Artificial Intelligence & Machine Learning
                                                    ,
                                                            Next-Generation Technologies & Secure Development
                                                    
                    Training AI With Synthetic Data Can Lead to Model Collapse
                

Google’s Bard claimed the James Webb Space Telescope “took the very first pictures of a planet outside of our own solar system,” Microsoft’s Bing said a cease-fire was reached in the Israel-Hamas conflict, and AI Overviews once famously advised users to put glue on their pizzas.
See Also: Mitigating Identity Risks, Lateral Movement and Privilege Escalation
AI’s strained relationship with the truth, also called hallucinations, could easily get worse.
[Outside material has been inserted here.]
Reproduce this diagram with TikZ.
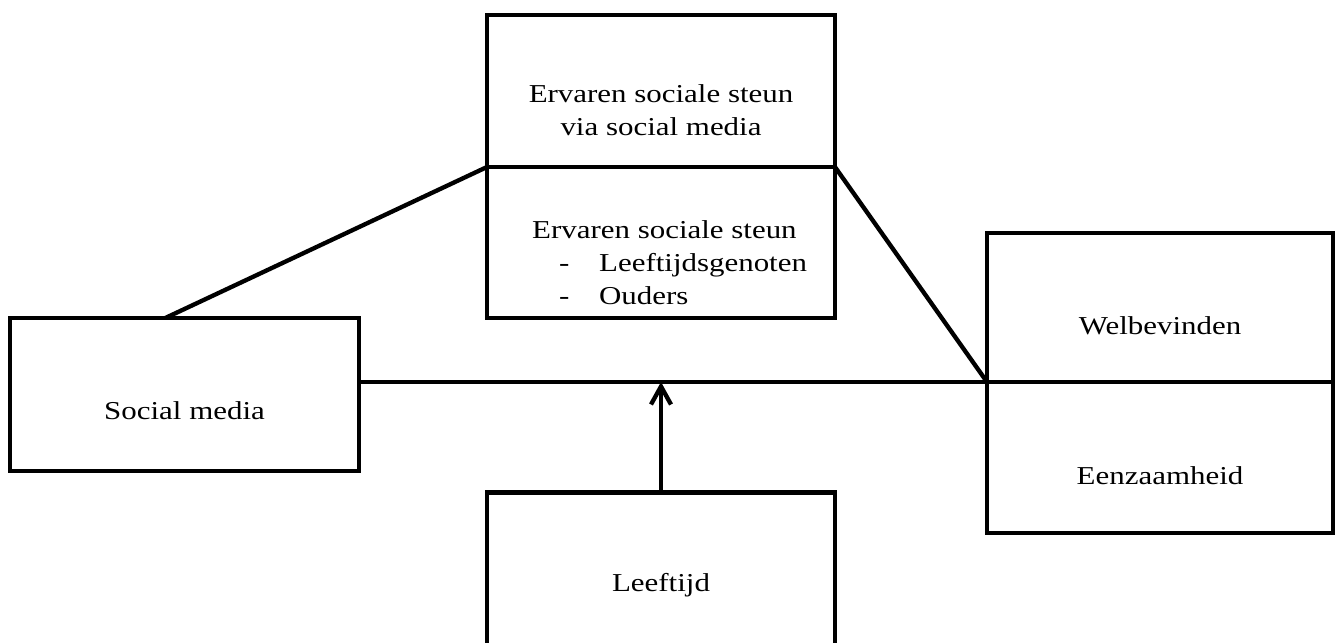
\documentclass[tikz,border=0pt]{standalone}
\usepackage{fontspec}
\setmainfont{Liberation Serif}[FakeStretch=1.2]
\usetikzlibrary{arrows.meta,positioning,calc}

\tikzset{
  vak/.style={draw,rectangle,outer sep=0pt,minimum width=104.4mm,minimum height=45.3mm},
  tekst/.style={font=\fontsize{22}{28.2}\selectfont,inner sep=0pt,yshift=-5.4mm}
}

\begin{document}
\begin{tikzpicture}[x=0.3mm,y=-0.3mm,line width=3.7pt,>={Straight Barb[length=5.4mm,width=6mm]}]
\useasboundingbox (0,0) rectangle (1341,642);
% boxes
\node (ssm) [vak,minimum height=45.6mm] at (661,91) {};
\node (ses) [vak,below=0pt of ssm] {};
\node (sm) [vak,minimum width=104.7mm,minimum height=45.9mm] at (184.5,394.5) {};
\node (wel) [vak,minimum width=103.8mm,minimum height=44.7mm] at (1160,307.5) {};
\node (een) [vak,minimum width=103.8mm,below=0pt of wel] {};
\node (lft) [vak,minimum height=47.1mm] at (661,571) {};
% texts
\node (tssm) [tekst,align=center,yshift=-0.3mm] at (ssm.center) {Ervaren sociale steun\\via social media};
\node (tses) [tekst,align=left,anchor=west,xshift=12.9mm,yshift=-0.6mm] at (ses.west)
  {Ervaren sociale steun\\\hspace*{8.1mm}\makebox[12mm][l]{-}Leeftijdsgenoten\\\hspace*{8.1mm}\makebox[12mm][l]{-}Ouders};
\node (tsm) [tekst,yshift=0.6mm] at (sm.center) {Social media};
\node (twel) [tekst] at (wel.center) {Welbevinden};
\node (teen) [tekst] at (een.center) {Eenzaamheid};
\node (tlft) [tekst,yshift=1.2mm] at (lft.center) {Leeftijd};
% connectors
\draw ($(sm.north west)!0.445!(sm.north east)$) -- (ses.north west);
\draw (ssm.south east) -- (wel.south west);
\draw (sm.east |- wel.south west) -- (wel.south west);
\draw[->] (lft.north) -- (lft.north |- wel.south west);
\end{tikzpicture}
\end{document}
Using facts to train artificial intelligence models is getting tougher, as companies run out of real-world data. AI-generated synthetic data is touted as a viable replacement, but experts say this may exacerbate hallucinations, which are already one of the biggest pain points of machine learning models.
An AI model’s accuracy and reliability depend on its training data.
Overreliance on synthetic data during training can make AI models “go MAD,” according to a Rice University and Stanford University study published this year. “Without enough fresh real data, generative models are doomed to have their quality or diversity progressively decrease,” resulting in a self-consuming loop, the researchers said. They referred to this finding as Model Autophagy Disorder, or MAD, and likened it to the mad cow disease that originated from feeding cattle the infected remains of other cattle.
Synthetic data ideally should be indistinguishable from real data, but since learning is never optimal, synthetic data has minor biases introduced by the choice of model, data and the learning regime, said Ilia Shumailov, a scientist at Google DeepMind. As a result, these errors are introduced into the overall data ecosystem and get used in training by other models as well, he told Information Security Media Group.
AI training data is traditionally defined by volume, velocity and variety, but modern context also includes veracity and privacy. The absence of any of the elements compromises model performance quality. With AI-generated synthetic data, there is no commonly agreed-upon criteria to measure any of the elements.
Even “real-world” data on the internet is now muddied by AI-generated data, making the situation more complex. Learning of the recent big models involved training on all of the web data, but in the past two years, parts of the internet have been written by machine learning models, said Shumailov. This forms a feedback loop, where models first learn from the web as a data source and then write information back. A study he published with University of Oxford researchers shows that recursive training models end up experiencing model collapse, which means that the AI model becomes poisoned with its own projection of reality. “First, they experience variance reductions and later they experience error propagation and loss of utility,” Shumailov added.
The degradation of AI models trained on AI-generated content results in increasingly similar and less diverse outputs full of biases and errors.
Machine learning advancements tend to be attributed to improvements in hardware and higher quality data – but when data quality goes down, we could see advancements in ML slowing down, Shumailov said.
“Synthetic data is an amazing tool if we get it right,” he said. The quality of the synthetic data used now introduces long-term errors, he said, adding a caveat that the impact would only be in a recursive training setup as described in his study. “I am certain that there exist other training regimes that would limit the impact of model collapse. The main question for the community now is to discover them,” he said.